My institution, Baylor University, is taking what I believe to be a wise approach. Baylor has no statues intended to glorify Confederate officials for their role in the Civil War. (It did have, and relocate to a less prominent place, a statue of a Confederate Army chaplain that was erected for the unrelated reason that he served as a president of the university.) Unlike Washington and Jefferson, the Confederate military or government officials who feature in so many monuments throughout the South are memorialized precisely because they fought to preserve the right of white people to enslave Black people. Such monuments should be removed from public spaces. (Leaving them would be somewhat analogous to leaving Hitler’s bunker a prominent, uncontextualized aspect of the Berlin cityscape.) One option is to relocate them to a museum where they are accompanied by explanation of the racist culture of the Jim Crow era in which they were created.

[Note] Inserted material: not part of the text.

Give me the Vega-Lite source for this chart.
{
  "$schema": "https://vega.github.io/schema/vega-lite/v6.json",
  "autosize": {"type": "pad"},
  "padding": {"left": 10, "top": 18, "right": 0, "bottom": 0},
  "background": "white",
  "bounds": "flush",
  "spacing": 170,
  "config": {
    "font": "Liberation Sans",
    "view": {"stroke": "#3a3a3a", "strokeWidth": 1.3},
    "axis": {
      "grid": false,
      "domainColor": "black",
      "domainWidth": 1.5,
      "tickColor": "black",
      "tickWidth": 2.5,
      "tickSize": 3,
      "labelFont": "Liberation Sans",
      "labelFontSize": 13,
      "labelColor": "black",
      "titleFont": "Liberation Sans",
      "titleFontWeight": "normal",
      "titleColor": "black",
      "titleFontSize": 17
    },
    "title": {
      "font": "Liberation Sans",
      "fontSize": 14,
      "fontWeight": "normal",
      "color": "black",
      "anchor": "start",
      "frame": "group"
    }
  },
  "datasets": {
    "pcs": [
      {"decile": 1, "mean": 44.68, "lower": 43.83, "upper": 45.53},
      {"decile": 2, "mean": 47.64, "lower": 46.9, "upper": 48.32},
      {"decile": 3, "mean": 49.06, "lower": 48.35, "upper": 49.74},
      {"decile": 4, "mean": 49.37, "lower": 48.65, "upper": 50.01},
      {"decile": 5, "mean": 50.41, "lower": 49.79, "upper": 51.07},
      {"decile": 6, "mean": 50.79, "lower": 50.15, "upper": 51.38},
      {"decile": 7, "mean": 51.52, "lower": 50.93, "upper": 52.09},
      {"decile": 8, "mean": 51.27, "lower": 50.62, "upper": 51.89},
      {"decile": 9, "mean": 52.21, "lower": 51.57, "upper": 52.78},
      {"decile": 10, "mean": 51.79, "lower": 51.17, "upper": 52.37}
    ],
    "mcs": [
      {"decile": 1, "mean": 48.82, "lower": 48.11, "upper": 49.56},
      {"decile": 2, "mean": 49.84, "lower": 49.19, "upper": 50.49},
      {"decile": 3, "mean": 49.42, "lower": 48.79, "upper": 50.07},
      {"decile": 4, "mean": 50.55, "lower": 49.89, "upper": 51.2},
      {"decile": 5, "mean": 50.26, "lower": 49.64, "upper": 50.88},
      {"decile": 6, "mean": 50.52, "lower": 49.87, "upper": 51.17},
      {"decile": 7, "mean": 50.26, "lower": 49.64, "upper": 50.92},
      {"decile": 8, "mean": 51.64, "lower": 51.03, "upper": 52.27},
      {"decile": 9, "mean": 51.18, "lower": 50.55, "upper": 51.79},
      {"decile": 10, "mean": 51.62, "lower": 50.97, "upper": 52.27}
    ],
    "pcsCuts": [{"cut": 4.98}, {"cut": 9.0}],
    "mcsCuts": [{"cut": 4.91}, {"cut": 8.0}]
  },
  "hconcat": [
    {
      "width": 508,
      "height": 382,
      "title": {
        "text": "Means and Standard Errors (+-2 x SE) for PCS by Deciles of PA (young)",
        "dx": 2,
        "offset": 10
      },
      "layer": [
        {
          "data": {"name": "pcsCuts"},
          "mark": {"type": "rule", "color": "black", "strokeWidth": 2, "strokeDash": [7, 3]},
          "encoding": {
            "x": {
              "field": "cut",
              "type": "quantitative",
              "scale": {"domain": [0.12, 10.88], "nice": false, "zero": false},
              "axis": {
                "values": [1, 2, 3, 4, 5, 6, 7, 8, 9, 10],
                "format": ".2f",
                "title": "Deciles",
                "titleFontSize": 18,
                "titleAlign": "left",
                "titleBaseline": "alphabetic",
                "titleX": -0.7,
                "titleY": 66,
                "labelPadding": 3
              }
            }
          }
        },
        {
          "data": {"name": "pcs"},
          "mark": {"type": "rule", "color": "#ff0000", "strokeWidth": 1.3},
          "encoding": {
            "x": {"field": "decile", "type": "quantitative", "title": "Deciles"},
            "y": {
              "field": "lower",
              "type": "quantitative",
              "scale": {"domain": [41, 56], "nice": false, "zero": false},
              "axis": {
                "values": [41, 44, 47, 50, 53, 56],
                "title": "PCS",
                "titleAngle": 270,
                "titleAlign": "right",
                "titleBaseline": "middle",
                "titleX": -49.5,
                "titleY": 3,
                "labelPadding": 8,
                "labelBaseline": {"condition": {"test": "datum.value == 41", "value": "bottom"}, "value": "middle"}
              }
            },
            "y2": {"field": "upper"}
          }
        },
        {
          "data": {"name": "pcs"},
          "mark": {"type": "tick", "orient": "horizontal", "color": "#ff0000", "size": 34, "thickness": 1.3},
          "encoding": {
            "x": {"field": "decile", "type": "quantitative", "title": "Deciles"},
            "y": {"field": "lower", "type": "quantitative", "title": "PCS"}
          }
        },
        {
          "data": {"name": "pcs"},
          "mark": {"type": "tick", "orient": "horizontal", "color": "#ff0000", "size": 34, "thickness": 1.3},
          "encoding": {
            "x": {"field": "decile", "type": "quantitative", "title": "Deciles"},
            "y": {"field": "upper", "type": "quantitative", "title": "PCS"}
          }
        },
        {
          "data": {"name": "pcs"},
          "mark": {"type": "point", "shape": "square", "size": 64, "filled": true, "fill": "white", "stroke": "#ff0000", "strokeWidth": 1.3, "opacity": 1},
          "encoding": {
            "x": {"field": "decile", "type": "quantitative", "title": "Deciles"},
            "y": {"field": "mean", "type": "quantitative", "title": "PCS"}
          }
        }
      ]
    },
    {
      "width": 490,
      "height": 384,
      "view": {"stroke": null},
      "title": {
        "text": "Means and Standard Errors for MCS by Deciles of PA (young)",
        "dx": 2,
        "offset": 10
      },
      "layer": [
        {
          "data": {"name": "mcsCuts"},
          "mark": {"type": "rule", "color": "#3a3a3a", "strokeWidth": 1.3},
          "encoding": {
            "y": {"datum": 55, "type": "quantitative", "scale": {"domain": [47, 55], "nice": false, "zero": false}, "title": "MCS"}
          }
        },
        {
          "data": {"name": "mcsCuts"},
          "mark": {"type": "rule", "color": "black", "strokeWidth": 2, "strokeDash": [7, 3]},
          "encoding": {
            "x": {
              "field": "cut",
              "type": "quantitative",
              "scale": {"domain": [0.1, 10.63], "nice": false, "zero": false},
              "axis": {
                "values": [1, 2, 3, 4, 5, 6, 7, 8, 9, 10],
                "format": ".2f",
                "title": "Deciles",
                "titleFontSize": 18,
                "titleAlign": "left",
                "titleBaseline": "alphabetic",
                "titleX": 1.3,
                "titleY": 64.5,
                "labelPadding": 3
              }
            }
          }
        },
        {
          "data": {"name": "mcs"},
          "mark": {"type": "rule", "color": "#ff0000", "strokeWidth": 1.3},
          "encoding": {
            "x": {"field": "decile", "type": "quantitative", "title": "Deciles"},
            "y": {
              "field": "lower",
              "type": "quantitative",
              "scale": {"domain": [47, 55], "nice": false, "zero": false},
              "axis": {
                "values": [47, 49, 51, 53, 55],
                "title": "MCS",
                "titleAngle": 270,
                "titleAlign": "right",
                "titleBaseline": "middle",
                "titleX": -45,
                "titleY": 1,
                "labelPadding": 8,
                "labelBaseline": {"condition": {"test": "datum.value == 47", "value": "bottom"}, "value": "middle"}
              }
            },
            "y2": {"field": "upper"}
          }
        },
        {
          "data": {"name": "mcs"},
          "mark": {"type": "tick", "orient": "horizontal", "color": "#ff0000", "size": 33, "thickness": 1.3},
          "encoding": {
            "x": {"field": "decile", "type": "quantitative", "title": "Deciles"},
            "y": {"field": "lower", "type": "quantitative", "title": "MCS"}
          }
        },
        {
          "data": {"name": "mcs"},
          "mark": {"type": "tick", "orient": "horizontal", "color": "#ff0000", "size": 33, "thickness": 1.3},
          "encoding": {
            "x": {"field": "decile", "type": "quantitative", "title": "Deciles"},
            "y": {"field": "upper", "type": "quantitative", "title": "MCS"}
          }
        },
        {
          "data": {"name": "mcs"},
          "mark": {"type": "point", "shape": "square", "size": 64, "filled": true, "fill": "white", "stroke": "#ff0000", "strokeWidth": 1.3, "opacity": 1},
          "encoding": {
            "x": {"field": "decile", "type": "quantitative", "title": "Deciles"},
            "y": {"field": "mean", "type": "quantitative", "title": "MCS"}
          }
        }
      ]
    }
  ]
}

Baylor, like many Southern institutions, has a different problem. Our founder Judge Baylor, the subject of the university’s most iconic statue, owned slaves. He was not memorialized for that fact, but rather for founding the university from which so many people of all races have benefited and continue to benefit. (In this way he is analogous to Washington and Jefferson.) But Baylor is a Christian university, and its leadership has rightly discerned that because Judge Baylor failed to live out all the implications of his Christian faith, leaving the statue uncontextualized by his slave-owning would not communicate well the gospel that through faith in Jesus all people are accepted by God on equal footing.

Baylor’s solution has been to leave up the statue to celebrate the good that Judge Baylor bequeathed to us, but put up signage with information on both the good and the bad of his legacy. The university is also developing another space in the same quadrangle, somewhat analogous to Berlin’s Holocaust statuary, in memory of the unknown enslaved who helped to construct the campus.

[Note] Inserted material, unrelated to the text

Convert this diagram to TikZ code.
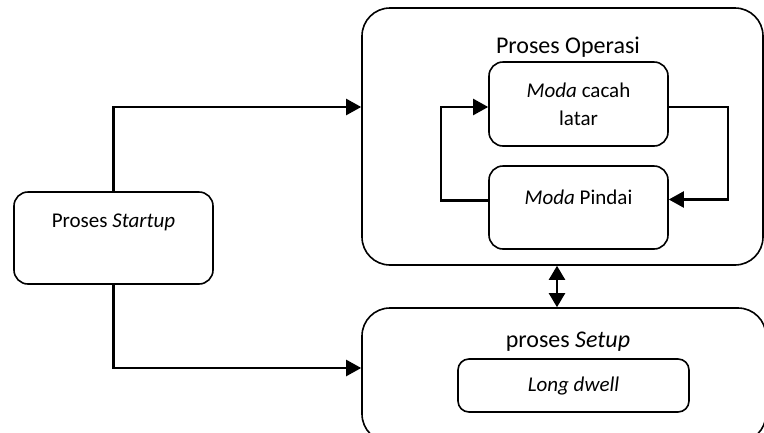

The Rev. Robert Gilbert and Barbara Walker statues. Photo credit: https://www2.baylor.edu/baylorproud/2023/04/baylor-dedicates-statues-honoring-first-black-graduates-outside-tidwell/

Additionally—and this has been my favorite part of the new landscaping so far—Baylor commissioned statues of the first two African American graduates, Rev. Robert Gilbert and Barbara Walker. By happy coincidence, their Baylor degrees are from the religion, history, and sociology departments, the three departments now housed in Tidwell Bible Building (the location of my office!). The statues, now on either side of the walk leading to the front entrance, are artistically excellent and add to the beauty of the site.

They also remind students and faculty of the significance of the instruction that takes place within the building. Both graduates were Christians who used their education to serve God and their community, Gilbert as a pastor and Walker as a social worker. The base of each statue contains a moving quotation by its subject on the relevance of faith to his or her life’s work.

Like the one taken by the city of Berlin, this approach neither whitewashes history nor leaves the present generation immobilized under the oppressive weight of the past. Rather, it calls evil evil and good good, while acknowledging that we are all capable of both. Then it highlights those who bore up under evil and transformed it into good, as a model for us to follow.